Getting into the Guinness Book of World Records is no small feat, that is unless of course you happen to hold the record for the “Lowest Roadworthy Car.” And that record now happens to belong to a student built electric vehicle project out of Japan that’s just so darn cute you want to get one for your kid to drive around in while you take your Tesla Roadster for a spin.
The Mirai, according to a news release posted over at Autoblog, was the creation of twelve students, ages 15 to 18, and nine teachers in the Automobile Engineering Course at Okayama Sanyo High School in Asakuchi, Japan. It measures a mere 17.79 inches off the ground, and as you can see from the photo below, is definitely something one would classify in the lowrider category.
Taking over a year to build and constructed by November 2010, according to Guinness World Records, it was a task which involved several months of planning and designing. This was followed by a further six months of actual production.
No slouch on the street, Mirai is designed to go over 25 miles per hour which, for a small car like this, is quite impressive. The driving unit (motors and controlling components, including batteries) are from a “Q-car”, produced by CQ Motors in Japan. The switching console is from a motorbike, and most of the rest of it, including chassis and steering system, was built by the students.
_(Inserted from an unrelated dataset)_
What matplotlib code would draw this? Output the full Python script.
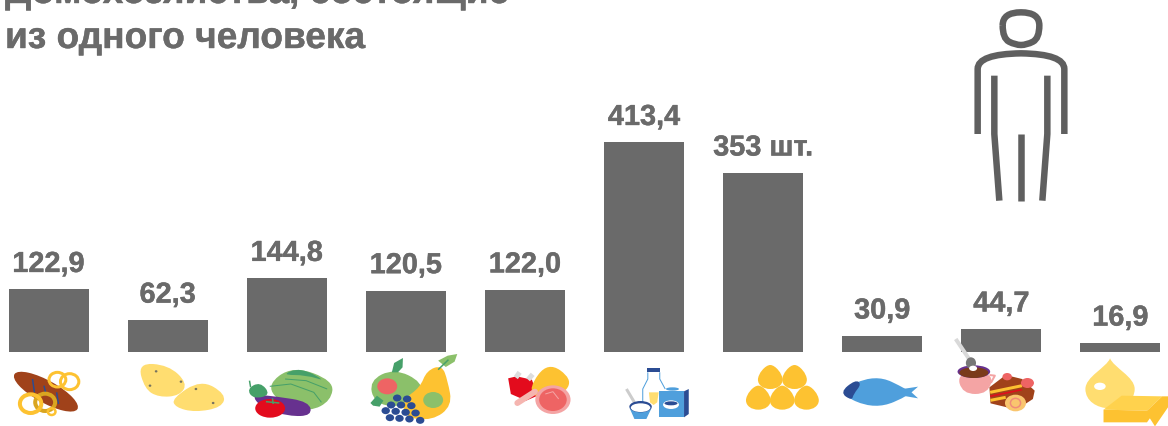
"""Per-capita food consumption of one-person households: bars with food icons."""

import matplotlib

matplotlib.use("Agg")

import matplotlib.pyplot as plt
from matplotlib import patheffects
from matplotlib.patches import Circle, Ellipse, PathPatch, Polygon
from matplotlib.path import Path
from matplotlib.transforms import Affine2D

plt.rcParams["font.family"] = ["Liberation Sans", "DejaVu Sans"]

TITLE_LINES = ["Домохозяйства, состоящие", "из одного человека"]
VALUES = [122.9, 62.3, 144.8, 120.5, 122.0, 413.4, 353, 30.9, 44.7, 16.9]
VALUE_LABELS = ["122,9", "62,3", "144,8", "120,5", "122,0", "413,4", "353 шт.", "30,9", "44,7", "16,9"]

GREY = "#6a6a6a"
PERSON = "#5f5f5f"
GOLD = "#fdc231"
PALE = "#ffdd70"
GREEN = "#8bc06a"
DARK_GREEN = "#46a069"
RED = "#e30b1d"
NAVY = "#2b4c93"
BLUE = "#4f9fdc"
BROWN = "#a0421a"
PINK = "#f4a4a4"
SALMON = "#ee6464"
PURPLE = "#67318f"

PX = 0.72  # one pixel in points at dpi 100
HEAVY = [patheffects.withStroke(linewidth=0.3, foreground=GREY)]

fig = plt.figure(figsize=(11.68, 4.27), dpi=100)

# bars: index i sits at 48.5 + 119.1 i px, baseline at y = 352.5 px, 0.506 px per unit
ax = fig.add_axes([0, 0, 1, 1])
ax.set_xlim(-48.5 / 119.1, (1168 - 48.5) / 119.1)
ax.set_ylim(-74.5 / 0.506, 352.5 / 0.506)
ax.axis("off")
positions = list(range(len(VALUES)))
ax.bar(positions, VALUES, width=80 / 119.1, color=GREY)
for pos, val, label in zip(positions, VALUES, VALUE_LABELS):
    ax.annotate(label, (pos, val), xytext=(0, 12.5), textcoords="offset points",
                ha="center", va="baseline", fontsize=20.8, fontweight="bold", color=GREY,
                path_effects=HEAVY)

# overlay in image pixels for the title and the pictograms
over = fig.add_axes([0, 0, 1, 1])
over.set_xlim(0, 1168)
over.set_ylim(427, 0)
over.axis("off")
over.patch.set_alpha(0)

over.text(5, 4, TITLE_LINES[0], fontsize=26.7, fontweight="bold", color=GREY, va="baseline",
          path_effects=HEAVY)
over.text(5, 49, TITLE_LINES[1], fontsize=26.7, fontweight="bold", color=GREY, va="baseline",
          path_effects=HEAVY)


def sketch(sx, sy, x0, y0):
    """Transform for shapes traced in a scaled crop whose corner is at x0, y0."""
    return Affine2D().scale(sx, sy).translate(x0, y0) + over.transData


def smooth_path(pts):
    """Closed quadratic curve through the midpoints of pts."""
    n = len(pts)
    mids = [((pts[i][0] + pts[(i + 1) % n][0]) / 2, (pts[i][1] + pts[(i + 1) % n][1]) / 2) for i in range(n)]
    verts = [mids[-1]]
    codes = [Path.MOVETO]
    for i in range(n):
        verts += [pts[i], mids[i]]
        codes += [Path.CURVE3, Path.CURVE3]
    return Path(verts, codes)


def blob(tf, pts, color, z=2):
    over.add_patch(PathPatch(smooth_path(pts), fc=color, ec="none", transform=tf, zorder=z))


def poly(tf, pts, color, z=2):
    over.add_patch(Polygon(pts, closed=True, fc=color, ec="none", transform=tf, zorder=z))


def oval(tf, xy, w, h, color, z=2, angle=0):
    over.add_patch(Ellipse(xy, w, h, angle=angle, fc=color, ec="none", transform=tf, zorder=z))


def ring(tf, xy, r, color, width, z=3):
    over.add_patch(Circle(xy, r, fc="none", ec=color, lw=width * PX, transform=tf, zorder=z))


def stroke(tf, pts, color, width, z=3, cap="butt"):
    xs, ys = zip(*pts)
    over.plot(xs, ys, color=color, lw=width * PX, transform=tf, zorder=z,
              solid_capstyle=cap, solid_joinstyle="round")


def pointed(tf, cx, top, bottom, half, pull, shoulder, color, z=2, tip=0.3):
    """Symmetric egg or drop shape; tip=0 gives a round top, tip>0 a sharp one."""
    c1 = top + (shoulder - top) * tip
    c2 = shoulder - (shoulder - top) * 0.4
    c3 = shoulder + (bottom - shoulder) * 0.6
    verts = [
        (cx, top),
        (cx + pull, c1), (cx + half, c2), (cx + half, shoulder),
        (cx + half, c3), (cx + half * 0.55, bottom), (cx, bottom),
        (cx - half * 0.55, bottom), (cx - half, c3), (cx - half, shoulder),
        (cx - half, c2), (cx - pull, c1), (cx, top),
    ]
    codes = [Path.MOVETO] + [Path.CURVE4] * 12
    over.add_patch(PathPatch(Path(verts, codes), fc=color, ec="none", transform=tf, zorder=z))


def draw_left_icons(tf):
    # bread and rings
    oval(tf, (120, 158), 195, 65, BROWN, angle=33)
    for seg in [[(85, 120), (90, 160)], [(115, 140), (120, 165)], [(148, 160), (153, 195)]]:
        stroke(tf, seg, NAVY, 1.5)
    ring(tf, (150, 122), 22, GOLD, 3)
    ring(tf, (182, 128), 24, GOLD, 3)
    ring(tf, (118, 190), 26, "#d9a520", 4)
    ring(tf, (80, 194), 28, GOLD, 4, z=4)
    ring(tf, (135, 218), 10, GOLD, 2.5)

    # potatoes
    blob(tf, [(360, 72), (440, 78), (490, 132), (470, 170), (415, 175), (378, 150)], PALE)
    blob(tf, [(450, 178), (525, 122), (590, 165), (580, 205), (510, 220), (458, 205)], PALE)
    for xy in [(408, 97), (473, 128), (392, 140), (512, 150), (557, 192)]:
        oval(tf, xy, 7, 7, "#77735f", z=3)

    # vegetables
    blob(tf, [(695, 140), (765, 80), (872, 125), (865, 185), (810, 218), (740, 198)], GREEN)
    blob(tf, [(735, 108), (785, 85), (855, 128), (800, 108)], DARK_GREEN, z=3)
    stroke(tf, [(705, 142), (760, 135), (820, 160), (840, 190)], DARK_GREEN, 1)
    stroke(tf, [(745, 120), (800, 125), (855, 150)], DARK_GREEN, 1)
    blob(tf, [(655, 165), (720, 172), (808, 188), (815, 230), (755, 232), (685, 208)], PURPLE, z=3)
    blob(tf, [(645, 150), (680, 128), (708, 168), (662, 180)], DARK_GREEN, z=4)
    stroke(tf, [(652, 125), (655, 145)], DARK_GREEN, 1.5, z=4)
    oval(tf, (706, 208), 78, 56, RED, z=5)
    stroke(tf, [(695, 188), (730, 192)], DARK_GREEN, 1.5, z=6)
    stroke(tf, [(712, 178), (714, 195)], DARK_GREEN, 1.5, z=6)

    # fruit
    blob(tf, [(965, 125), (1030, 88), (1105, 130), (1095, 180), (1040, 205), (978, 192)], GREEN)
    oval(tf, (1012, 142), 52, 48, SALMON, z=3)
    poly(tf, [(1024, 100), (1030, 72), (1053, 57), (1052, 85), (1040, 100)], DARK_GREEN)
    poly(tf, [(968, 192), (985, 170), (1002, 185), (992, 203), (975, 200)], DARK_GREEN, z=4)
    blob(tf, [(1115, 95), (1155, 78), (1170, 125), (1182, 200), (1130, 245), (1055, 235), (1055, 180), (1098, 145)], GOLD, z=3)
    oval(tf, (1132, 183), 52, 48, GREEN, z=4)
    stroke(tf, [(1145, 92), (1172, 62)], DARK_GREEN, 1.5)
    poly(tf, [(1145, 65), (1170, 50), (1195, 45), (1188, 68), (1165, 84)], GREEN)
    for xy in [(1038, 177), (1064, 180), (1022, 198), (1048, 198), (1075, 200),
               (1008, 215), (1034, 217), (1060, 220), (1086, 222),
               (1019, 236), (1044, 238), (1070, 240), (1098, 244)]:
        oval(tf, xy, 22, 21, NAVY, z=5)

    # meat
    poly(tf, [(1328, 118), (1350, 112), (1390, 122), (1405, 170), (1375, 185), (1335, 165)], RED)
    stroke(tf, [(1358, 100), (1348, 116)], "#dddddd", 5)
    stroke(tf, [(1392, 106), (1380, 122)], "#dddddd", 5)
    stroke(tf, [(1352, 192), (1398, 158)], "#f5b5b0", 6, z=4, cap="round")
    blob(tf, [(1382, 145), (1432, 68), (1496, 120), (1472, 168), (1402, 180)], GOLD, z=3)
    oval(tf, (1445, 182), 92, 86, PINK, z=5)
    oval(tf, (1445, 182), 72, 68, SALMON, z=6)
    stroke(tf, [(1425, 165), (1445, 158), (1460, 180)], PINK, 1, z=7)


def draw_right_icons(tf):
    # dairy
    poly(tf, [(132, 100), (165, 100), (165, 120), (180, 150), (180, 225), (118, 225), (118, 150), (132, 120)], "white")
    stroke(tf, [(132, 100), (132, 120), (118, 150), (118, 225)], BLUE, 1, z=3)
    stroke(tf, [(165, 100), (165, 120), (180, 150)], BLUE, 1, z=3)
    poly(tf, [(130, 87), (165, 87), (165, 100), (130, 100)], NAVY, z=3)
    poly(tf, [(135, 160), (162, 160), (158, 190), (148, 198), (138, 190)], PALE, z=3)
    poly(tf, [(163, 157), (232, 157), (232, 235), (163, 235)], BLUE, z=4)
    poly(tf, [(232, 157), (245, 150), (245, 225), (232, 235)], NAVY, z=4)
    oval(tf, (200, 150), 36, 10, BLUE, z=3)
    oval(tf, (196, 197), 44, 26, "white", z=5)
    oval(tf, (196, 193), 36, 12, NAVY, z=6)
    stroke(tf, [(73, 150), (95, 190)], "#cccccc", 3)
    poly(tf, [(82, 208), (142, 208), (128, 240), (95, 240)], BLUE, z=5)
    oval(tf, (112, 203), 62, 34, NAVY, z=5)
    oval(tf, (112, 206), 54, 26, "white", z=6)

    # eggs
    for cx, top in [(470, 78), (537, 78), (437, 140), (503, 140), (570, 140)]:
        pointed(tf, cx, top, top + 72, 34, 14, top + 44, GOLD, tip=0)

    # fish
    blob(tf, [(650, 160), (760, 105), (850, 152), (862, 165), (760, 213)], BLUE)
    poly(tf, [(835, 150), (878, 143), (860, 160), (878, 178), (835, 170)], BLUE)
    blob(tf, [(662, 160), (705, 122), (722, 135), (700, 165), (695, 185)], NAVY, z=3)

    # dessert
    stroke(tf, [(982, 0), (1022, 65)], "#d9d9d9", 4)
    blob(tf, [(985, 100), (1087, 100), (1072, 165), (1000, 165)], PINK)
    stroke(tf, [(1075, 108), (1090, 110), (1080, 130), (1070, 132)], PINK, 2)
    oval(tf, (1032, 98), 90, 38, PURPLE, z=3)
    oval(tf, (1032, 101), 80, 32, "#7a3a1a", z=4)
    oval(tf, (1024, 72), 28, 34, "#777777", z=5)
    oval(tf, (1030, 88), 22, 16, "white", z=6)
    poly(tf, [(1075, 145), (1120, 108), (1165, 120), (1200, 155), (1195, 180), (1150, 212), (1078, 193)], BROWN)
    stroke(tf, [(1077, 160), (1165, 140)], GOLD, 3, z=3)
    stroke(tf, [(1077, 172), (1165, 152)], RED, 1.5, z=3)
    stroke(tf, [(1078, 184), (1120, 175)], GOLD, 3, z=3)
    oval(tf, (1124, 113), 26, 22, SALMON, z=4)
    oval(tf, (1180, 132), 36, 30, SALMON, z=4)
    oval(tf, (1147, 192), 58, 50, "#f9c56e", z=5)
    ring(tf, (1147, 192), 14, "#f08a7a", 1.5, z=6)

    # oil and butter
    pointed(tf, 1408, 58, 208, 68, 10, 150, PALE)
    oval(tf, (1380, 142), 32, 22, "white", z=3)
    poly(tf, [(1390, 212), (1440, 170), (1552, 172), (1510, 215)], "#ffd24d", z=4)
    poly(tf, [(1390, 212), (1510, 215), (1510, 250), (1390, 250)], GOLD, z=4)
    poly(tf, [(1510, 215), (1552, 172), (1568, 172), (1568, 205), (1532, 262), (1518, 238), (1510, 250)], GOLD, z=4)


def draw_person(tf):
    head = smooth_path([(158, 40), (268, 40), (268, 118), (230, 138), (196, 138), (158, 118)])
    over.add_patch(PathPatch(head, fc="none", ec=PERSON, lw=6.5 * PX, transform=tf))
    arms = Path([(83, 405), (83, 210), (83, 165), (213, 163), (343, 165), (343, 210), (343, 405)],
                [Path.MOVETO, Path.LINETO, Path.CURVE3, Path.CURVE3, Path.CURVE3, Path.CURVE3, Path.LINETO])
    over.add_patch(PathPatch(arms, fc="none", ec=PERSON, lw=6.5 * PX, capstyle="butt", transform=tf))
    stroke(tf, [(133, 230), (133, 405), (148, 605)], PERSON, 6.5)
    stroke(tf, [(292, 230), (292, 405), (277, 605)], PERSON, 6.5)
    stroke(tf, [(213, 405), (213, 605)], PERSON, 6.5)


draw_left_icons(sketch(600 / 1568, 1 / 3, 0, 340))
draw_right_icons(sketch(568 / 1568, 1 / 3, 600, 340))
draw_person(sketch(1 / 3, 1 / 3, 950, 0))

over.set_xlim(0, 1168)
over.set_ylim(427, 0)

fig.savefig("out.png", dpi=100)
It runs on six electric batteries.
Harada Kazunari, principal at Okayama Sanyo High School, said to Guinness that because the electric vehicle is so low to the ground, they are constantly afraid the person driving it might get run over by other cars. They therefore place a lead car in front of it when Mirai, which means future in Japanese, is taken out for a spin on a busy street. It is also tailed by a “guarding car in the rear.”
As ambitious of a project as this was, it isn’t the only unique undertaking Guinness noted the students and teachers from this class have tackled. Previous projects have been seen said to include “an amphibious car and a huge glider plane.”